Группе, состоявшей из двадцать пятой стрелковой дивизии и Башкирской кавалерийской бригады, было приказано, переправившись через Днепр, перерезать железную дорогу Киев-Коростень у станции Ирша».
Все эти данные и фамилия Голикова взяты из той же книги Какурина, где на стр. 162 мы видим:
«Ударная группа Голикова должна была переправиться через Днепр на участке между устьями рр. Припять и Тетерев. К исходу 3 июня в районе переправы Печки… сосредоточились из ударной группы Голикова 73 стр. Бригада 25 стр. Дивизии и Башкирская кав. бригада, которые и начали переправу через р. Днепр 4 июня…

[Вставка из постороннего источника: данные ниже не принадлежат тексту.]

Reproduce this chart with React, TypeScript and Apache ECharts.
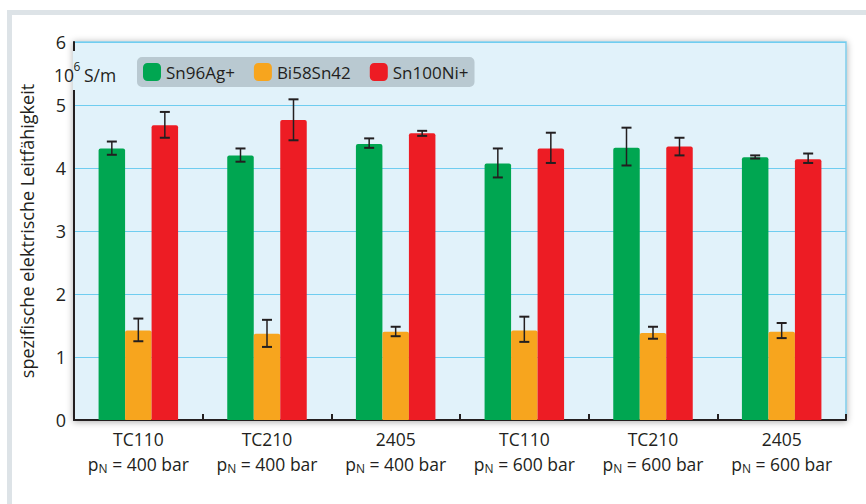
import React, { useEffect, useRef } from "react";
import * as echarts from "echarts";

const categories = ["TC110", "TC210", "2405", "TC110", "TC210", "2405"];
const pressures = ["400", "400", "400", "600", "600", "600"];
const seriesNames = ["Sn96Ag+", "Bi58Sn42", "Sn100Ni+"];
const sn96 = [4.31, 4.2, 4.38, 4.07, 4.32, 4.17];
const sn96Err = [[4.21, 4.42], [4.1, 4.31], [4.32, 4.47], [3.85, 4.31], [4.04, 4.64], [4.15, 4.2]];
const bi58 = [1.42, 1.37, 1.4, 1.42, 1.38, 1.4];
const bi58Err = [[1.25, 1.61], [1.16, 1.59], [1.33, 1.48], [1.24, 1.64], [1.29, 1.48], [1.3, 1.54]];
const sn100 = [4.68, 4.76, 4.55, 4.31, 4.34, 4.14];
const sn100Err = [[4.48, 4.89], [4.44, 5.09], [4.51, 4.59], [4.08, 4.56], [4.2, 4.48], [4.08, 4.23]];
const yTicks = [0, 1, 2, 3, 4, 5, 6];

const FONT = "'Open Sans', sans-serif";
const TXT = "#231f20";
const COLORS = ["#00a651", "#f7a51e", "#ed1c24"];
const BAR_W = 26.5;
const PLOT_BG = "#e1f2fa";

function errorSeries(errs: number[][], offsetIdx: number) {
  return {
    type: "custom",
    coordinateSystem: "cartesian2d",
    silent: true,
    z: 5,
    data: errs.map((e, i) => [i, e[0], e[1]]),
    encode: { x: 0, y: [1, 2] },
    renderItem: (params: any, api: any) => {
      const i = api.value(0);
      const lo = api.coord([i, api.value(1)]);
      const hi = api.coord([i, api.value(2)]);
      const x = lo[0] + offsetIdx * BAR_W;
      const hw = 5;
      const st = { stroke: TXT, lineWidth: 2 };
      return {
        type: "group",
        children: [
          { type: "line", shape: { x1: x, y1: lo[1], x2: x, y2: hi[1] }, style: { stroke: TXT, lineWidth: 1.5 } },
          { type: "line", shape: { x1: x - hw, y1: lo[1], x2: x + hw, y2: lo[1] }, style: st },
          { type: "line", shape: { x1: x - hw, y1: hi[1], x2: x + hw, y2: hi[1] }, style: st },
        ],
      };
    },
  };
}

export default function App() {
  const ref = useRef<HTMLDivElement>(null);
  useEffect(() => {
    const chart = echarts.init(ref.current!, undefined, { renderer: "svg" });
    const xLabels = categories.map((c, i) => c + "|" + pressures[i]);
    const barData = [sn96, bi58, sn100];
    chart.setOption({
      animation: false,
      textStyle: { fontFamily: FONT },
      graphic: [
        { type: "rect", shape: { x: 7, y: 10, width: 859, height: 5 }, style: { fill: "#dde3e7" }, z: 0 },
        { type: "rect", shape: { x: 7, y: 10, width: 5, height: 494 }, style: { fill: "#dde3e7" }, z: 0 },
        { type: "rect", shape: { x: 72.8, y: 51, width: 2.6, height: 39 }, style: { fill: PLOT_BG }, z: 100 },
        { type: "text", x: 54, y: 75, z: 101, style: { text: "10", fontSize: 17.5, fontFamily: FONT, fill: TXT, verticalAlign: "middle" } },
        { type: "text", x: 73.5, y: 66, z: 101, style: { text: "6", fontSize: 12, fontFamily: FONT, fill: TXT, verticalAlign: "middle" } },
        { type: "text", x: 84, y: 75, z: 101, style: { text: "S/m", fontSize: 17.5, fontFamily: FONT, fill: TXT, verticalAlign: "middle" } },
      ],
      legend: {
        left: 137,
        top: 57,
        data: seriesNames,
        icon: "roundRect",
        itemWidth: 18,
        itemHeight: 18,
        itemGap: 19,
        padding: [6, 6, 6, 6],
        backgroundColor: "#b9c9d1",
        borderRadius: 5,
        textStyle: { fontSize: 17, color: TXT, fontFamily: FONT },
      },
      grid: {
        left: 74,
        top: 42,
        right: 20,
        bottom: 84,
        show: true,
        backgroundColor: PLOT_BG,
        borderColor: "#80cdea",
        borderWidth: 1.5,
        shadowBlur: 7,
        shadowColor: "rgba(0,0,0,0.35)",
        shadowOffsetX: 0,
        shadowOffsetY: 1,
      },
      xAxis: {
        type: "category",
        data: xLabels,
        axisLine: { lineStyle: { color: TXT, width: 2 } },
        axisTick: { show: true, inside: true, length: 6, lineStyle: { color: TXT, width: 2 } },
        axisLabel: {
          interval: 0,
          margin: 6,
          color: TXT,
          align: "center",
          formatter: (v: string) => {
            const [c, p] = v.split("|");
            return `{a|${c}}\n{b|p}{s|N}{b| = ${p} bar}`;
          },
          rich: {
            a: { fontSize: 17.5, lineHeight: 25, fontFamily: FONT, color: TXT, align: "center" },
            b: { fontSize: 17.5, lineHeight: 25, fontFamily: FONT, color: TXT, align: "center" },
            s: { fontSize: 12, lineHeight: 25, fontFamily: FONT, color: TXT, align: "center", padding: [10, 0, 0, 0] },
          },
        },
      },
      yAxis: {
        type: "value",
        min: yTicks[0],
        max: yTicks[yTicks.length - 1],
        interval: 1,
        name: "spezifische elektrische Leitfähigkeit",
        nameLocation: "middle",
        nameRotate: 90,
        nameGap: 38,
        nameTextStyle: { fontSize: 18, color: TXT, fontFamily: FONT },
        axisLine: { show: true, lineStyle: { color: TXT, width: 2 } },
        axisTick: { show: false },
        axisLabel: { fontSize: 18, color: TXT, margin: 8, fontFamily: FONT },
        splitLine: { lineStyle: { color: "#6fcdf0", width: 1.2 } },
      },
      series: [
        ...seriesNames.map((n, k) => ({
          name: n,
          type: "bar",
          data: barData[k],
          barWidth: BAR_W,
          barGap: "0%",
          itemStyle: { color: COLORS[k], borderRadius: [2, 2, 0, 0] },
        })),
        errorSeries(sn96Err, -1),
        errorSeries(bi58Err, 0),
        errorSeries(sn100Err, 1),
      ],
    });
    return () => chart.dispose();
  }, []);
  return <div ref={ref} style={{ position: "absolute", left: 0, top: 0, width: 866, height: 504, background: "#fff" }} />;
}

6 июня на правом берегу Днепра действовали уже 2 бригады 25 стр. Дивизии (73 и 75) и Башкирская кав. бригада, а 20 стр. бригада (7 стр. дивизии) дожидалась своей очереди для переправы в районе с. Окуниново…»
Сопоставление чётко всё показывает. Что же касается Аркадия Петровича Гайдара-Голикова, то, во-первых, в тот период он был лишь командиром роты и не мог в свои шестнадцать лет подняться до командира ударной группы, объединяющей несколько дивизий. Во-вторых, неизвестно точно мог ли он оказаться в какой-то момент под Киевом, когда командовал ротой на Кавказе. Ну, и, в третьих, что самое простое, это достоверно известно, что ударной группой командовал на самом деле Александр Григорьевич Голиков, на восемь лет старше своего знаменитого однофамильца, бывший поручик русской армии, а затем прославленный командир Красной Армии.